RON STALLWORTH ci racconta: “ Ho scritto il libro perché nel 1978 sono stato il primo agente nero nella storia del Dipartimento di Polizia di Colorado Springs; ero anche l’agente più giovane nella storia di quel dipartimento. Ero seduto in ufficio nella divisione intelligence, e una delle cose che facevamo era controllare i giornali ogni giorno per vedere cosa succedeva che potesse avere un impatto sulla nostra città. Quel giorno in particolare, ho visto quell’inserzione dove era scritto ‘Ku Klux Klan, per informazioni contattare’ e poi c’era una casella postale. Fondamentalmente mi sono seduto e ho scritto un messaggio a questa casella postale che diceva, ‘Sono un uomo bianco puro americano con sangue ariano e odio…’ e una lunga lista di diverse etnie e appartenenze. Ho scritto che volevo unirmi al Klan per fare qualcosa in proposito. Poi ho fatto un errore perché ho firmato con il mio vero nome – non chiedetemi perché, so solo che quel giorno ho fatto una cretinata. L’ho spedito e me ne sono dimenticato. Circa due settimane dopo, ho ricevuto una telefonata. Il gentiluomo si è identificato come il presidente della sezione locale—si è definito l’organizzatore –, mi ha detto che aveva ricevuto la mia lettera, che avevo delle idee molto interessanti e che voleva parlarne con me. Questo ha dato il via all’indagine.
Che atmosfera c’era a Colorado Springs nell’ottobre 1978?
“Non c’era attività razzista a Colorado Springs, niente di significativo o diverso da ogni altra comunità degli USA. Colorado Springs era ed è una città militare. Ci sono quattro basi. Ci sono tanti gruppi diversi di persone che entrano ed escono dalla città e il fatto che fosse spuntata fuori questa particolare inserzione sul giornale colpiva. Non c’era mai stato niente di simile. Essendo nero, ho capito immediatamente che era un fatto unico che valeva la pena di approfondire. Ma non c’era niente in città che lo aveva scatenato”.
Vedere il film l’ha riportata indietro nel tempo?

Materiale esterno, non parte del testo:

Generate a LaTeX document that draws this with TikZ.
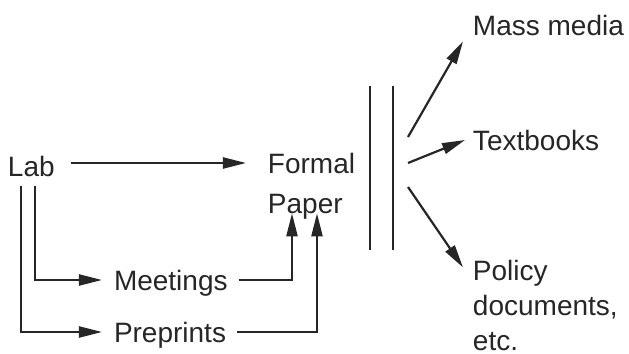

“Ridacchiavo guardando gli eventi nei quali sono stato coinvolto recitati sul grande schermo. Ricordo molto bene quei momenti. Cioè, tutto quello che è successo è molto vivido nella mia mente. È stata un’esperienza davvero surreale stare seduto lì a guardare quel capitolo della mia vita svolgersi, sentire pronunciare il mio nome e rendermi conto che qualcuno ha pensato che questa fosse una storia degna di essere raccontata, rendermi conto che è diventata una dichiarazione politica su questo Paese. Quello che io ho fatto è stato scrivere un libro. Non avevo in mente di fare un’importante dichiarazione sui rapporti tra le diverse razze, sull’America di Trump, né niente di simile. Spike ha fatto un lavoro magistrale unendo questi puntini”.
Ha visitato il set durante le riprese?
“Spike ha portato me e mia moglie a una lettura del copione a Brooklyn. John David mi ha fatto tante domande sullo sviluppo del personaggio, come mi sembrava, cosa ne pensavo di questo e di quello, cosa indossavo a quei tempi, se sapevo ballare e se fossi un buon ballerino in quegli anni della disco music. Io me la sono cavata. Spike ha detto a tutti di mettermi tra i numeri in memoria; potevano contattarmi quando volevano”
Com’è stato lavorare con Spike?
“Lo trovo molto onesto e vero. Non è un tipo affettato. Dice quello che pensa senza preoccuparsi di quello che dicono gli altri. Come mi ha detto uno dei produttori quando Spike si è interessato al progetto, ‘È il mondo di Spike, e ci viviamo tutti dentro.’ Gli sono grato per aver visto del valore nella mia storia e per averlo voluto far diventare un film e sono molto contento del risultato. Ma chi potrebbe mai essere scontento che Spike Lee dirige una storia che è parte della tua vita?”.